Epstein Becker Green (“EBG”) won a significant victory for a large nonprofit agency in Southern California when the California Court of Appeal upheld the demurrer and judgment granted in our client’s favor in the trial court. 

The case involved a single plaintiff who brought multiple causes of action alleging various forms of disability discrimination under California’s Fair Employment and Housing Act (“FEHA”) and public policy law, following her termination.  Plaintiff had fractured her foot and requested a four-week leave of absence.  Believing that plaintiff’s injury was not a disability that necessitated such a leave of absence, a manager denied the leave and terminated the plaintiff’s employment. 

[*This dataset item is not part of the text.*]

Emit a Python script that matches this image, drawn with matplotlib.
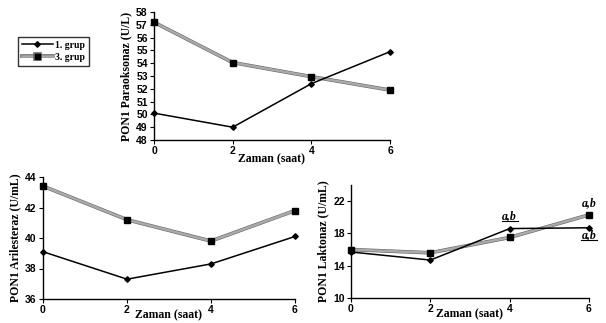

Recognizing that our client could face potential liability if plaintiff were considered disabled and thus entitled to a reasonable accommodation, the EBG team demurred to the complaint, asserting that a fractured foot is not a “disability” under California law. Although there was a dearth of California precedent on the issue, the EBG team convinced the trial judge to look to federal authority holding that such an injury is not a disability.  The trial judge granted the demurrer without leave to amend and entered judgment for our client. 

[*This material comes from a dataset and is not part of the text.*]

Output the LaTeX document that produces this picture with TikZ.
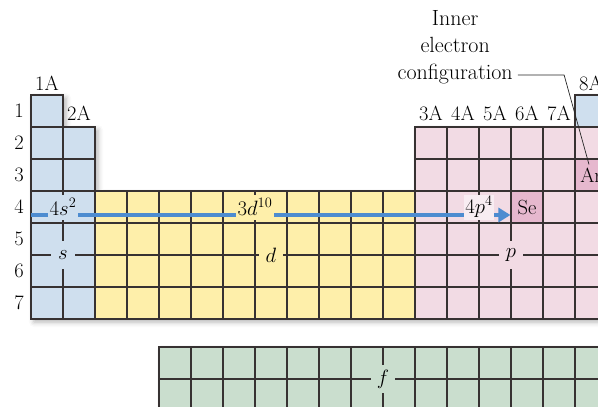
\documentclass[tikz,border=0pt]{standalone}
\usepackage{tikz}
\usetikzlibrary{arrows.meta,positioning,shadows.blur}

\definecolor{sblue}{RGB}{207,223,238}
\definecolor{dyellow}{RGB}{254,239,170}
\definecolor{ppink}{RGB}{242,219,228}
\definecolor{pdark}{RGB}{230,184,206}
\definecolor{fgreen}{RGB}{202,222,206}
\definecolor{eblue}{RGB}{77,140,208}
\definecolor{gridc}{RGB}{55,50,50}

\tikzset{
    every node/.style={font=\fontsize{20.5}{24}\selectfont},
    cell/.style={draw=gridc, line width=1.1pt},
    elemcell/.style={cell, fill=pdark, minimum size=32pt, inner sep=0pt},
    blocklabel/.style={inner sep=0pt, minimum width=24pt, minimum height=28pt},
    conflabel/.style={inner sep=1.5pt, minimum height=25pt},
    elecline/.style={draw=eblue, line width=4.5pt, -{Triangle[length=12pt,width=14pt]}},
    leader/.style={draw=black!85, line width=0.7pt},
    note/.style={align=center, inner sep=0pt, font=\fontsize{22}{27}\selectfont},
    tableshade/.style={blur shadow={shadow xshift=3pt, shadow yshift=-3pt,
        shadow blur radius=5pt, shadow opacity=30}},
}

\begin{document}
\begin{tikzpicture}[x=32pt, y=-32pt]
                \useasboundingbox (-0.96875,-2.96875) rectangle (17.71875,9.75);
                \clip (-0.96875,-2.96875) rectangle (17.71875,9.75);
                \fill[white, tableshade] (0,0) -- (1,0) -- (1,1) -- (2,1) -- (2,3) -- (12,3)
                    -- (12,1) -- (17,1) -- (17,0) -- (18,0) -- (18,7) -- (0,7) -- cycle;
                \fill[white, tableshade] (4,7.875) rectangle (18,9.875);
                % s block
                \foreach \r in {0,...,6}
                    \draw[cell, fill=sblue] (0,\r) rectangle ++(1,1);
                \foreach \r in {1,...,6}
                    \draw[cell, fill=sblue] (1,\r) rectangle ++(1,1);
                % d block
                \foreach \c in {2,...,11}
                    \foreach \r in {3,...,6}
                        \draw[cell, fill=dyellow] (\c,\r) rectangle ++(1,1);
                % p block
                \foreach \c in {12,...,17}
                    \foreach \r in {1,...,6}
                        \draw[cell, fill=ppink] (\c,\r) rectangle ++(1,1);
                \draw[cell, fill=sblue] (17,0) rectangle ++(1,1);
                % f block
                \foreach \c in {4,...,17}
                    \foreach \r in {0,1}
                        \draw[cell, fill=fgreen] (\c,{7.875+\r}) rectangle ++(1,1);
                \node[elemcell] (se) at (15.5,3.5) {Se};
                \node[elemcell] (ar) at (17.5,2.5) {Ar};

                \foreach \r in {1,...,7}
                    \node (row\r) at (-0.375,{\r-0.5}) {\r};
                \node (g1) at (0.5,-0.375) {1A};
                \node (g2) at (1.5,0.56) {2A};
                \foreach \g in {3,...,7}
                    \node (g\g) at ({\g+9.5},0.56) {\g A};
                \node (g8) at (17.5,-0.375) {8A};

                \coordinate (estart) at (0,3.75);
                \draw[elecline] (estart) -- (estart -| se.west);
                \node[conflabel, fill=sblue] (cs) at (1,3.5) {$4s^2$};
                \node[conflabel, fill=dyellow] (cd) at (7,3.5) {$3d^{10}$};
                \node[conflabel, fill=ppink!50!white] (cp) at (14,3.5) {$4p^4$};

                \node[blocklabel, fill=sblue] (sl) at (1,5) {$s$};
                \node[blocklabel, fill=dyellow] (dl) at (7.5,5) {$d$};
                \node[blocklabel, fill=ppink] (pl) at (15,5) {$p$};
                \node[blocklabel, fill=fgreen] (fl) at (11,8.875) {$f$};

                \node[note, anchor=south east] (inner) at (15.06,-0.344)
                    {Inner\\electron\\configuration};
                \coordinate (lstart) at ([shift={(5pt,9pt)}]inner.south east);
                \coordinate (bend) at (16.66,-0.625);
                \draw[leader] (lstart) -- (lstart -| bend) -- ([shift={(-2pt,-6pt)}]ar.north);
\end{tikzpicture}
\end{document}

Plaintiff appealed, arguing that California law is more expansive than federal law and that the judge erred in not finding a disability under the more expansive definition.  The appellate court affirmed the dismissal, finding that “an injury does not necessarily constitute a disability,” and “the FEHA regulations provide that conditions with little residual effect, such as sprains and other mild conditions, often do not qualify as disabilities under FEHA.”